Note: This is the fourth blog in a series of posts exploring how AI agents can support IT Operations teams. In this fourth post, we consider the over or under allocation of computing resources. Identifying these situations can improve either application performance or return on hardware investments respectively. 

Explore the series: 

Part 1: Transforming IT Operations with Large Language Models 

Part 2: Transforming IT Operations - A Daily Ops Summary Agent 

Part 3: Transforming IT Operations - An Incident Knowledge Assistant 

The context 

Most IT organizations today deploy their applications onto virtual machines, which separate the concept of a server from the actual physical hardware it is dependent on. With this additional layer of abstraction comes a host of benefits, one of which is the ability to dynamically adjust the physical resources allocated to any server. With little to no downtime, the CPU, memory and disk resources assigned to any server can be increased or decreased by the virtualization software. 
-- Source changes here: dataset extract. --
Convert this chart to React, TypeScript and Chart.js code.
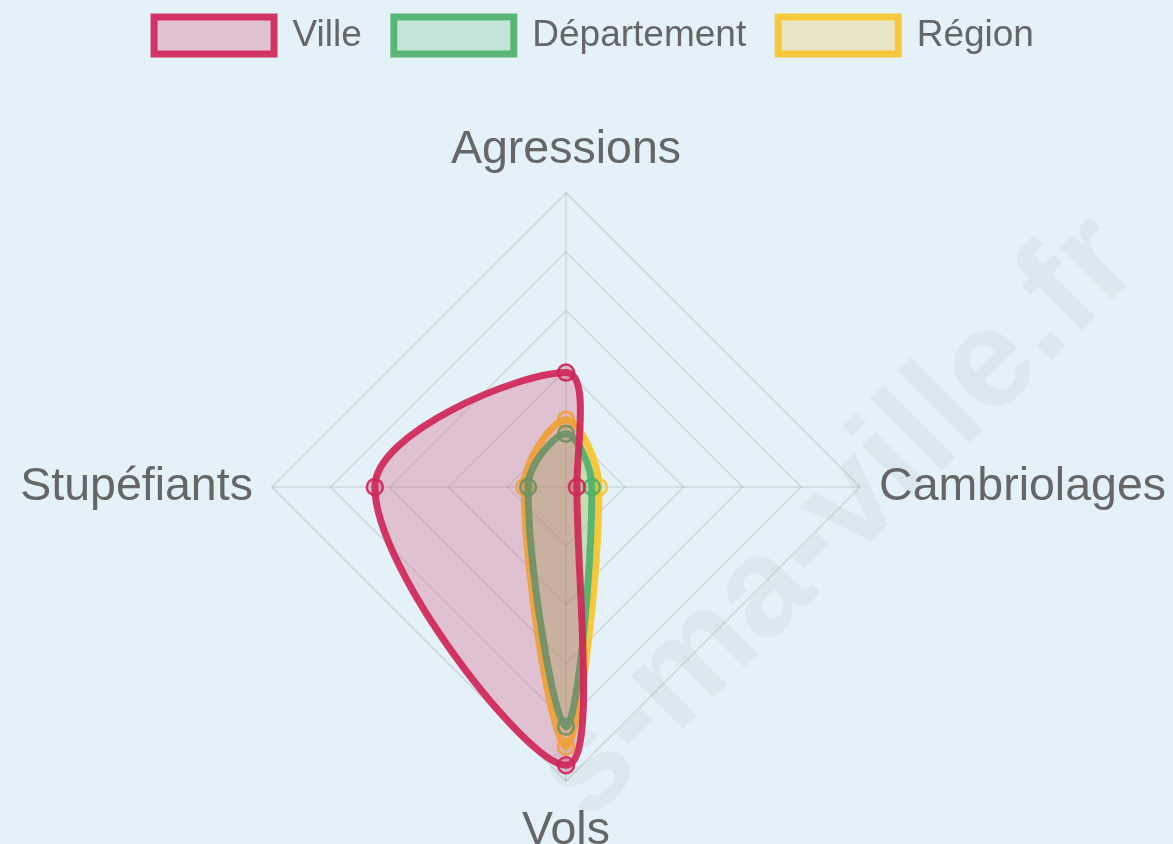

This capability allows for flexible management of all the physical compute hardware available in the data center or cloud tenant. Servers that spend a majority of their time idle — using very little of the CPU, memory or disk assigned to them — can quickly be downsized. In aggregate, this leads to cost savings as less physical infrastructure is needed to run business applications. Conversely, servers that spend a majority of their time using almost all of the CPU, memory or disk assigned to them can be quickly upsized. By avoiding available resource ceilings, application performance issues are addressed or prevented altogether. 

The challenge 

Since there are hundreds or thousands of servers in a typical data center environment, the challenge becomes identifying, on an ongoing basis, which servers are experiencing under or over utilization. IT operations teams, of course, have monitoring software that tracks the utilization of CPU, memory and disk resources in their environment in real time.  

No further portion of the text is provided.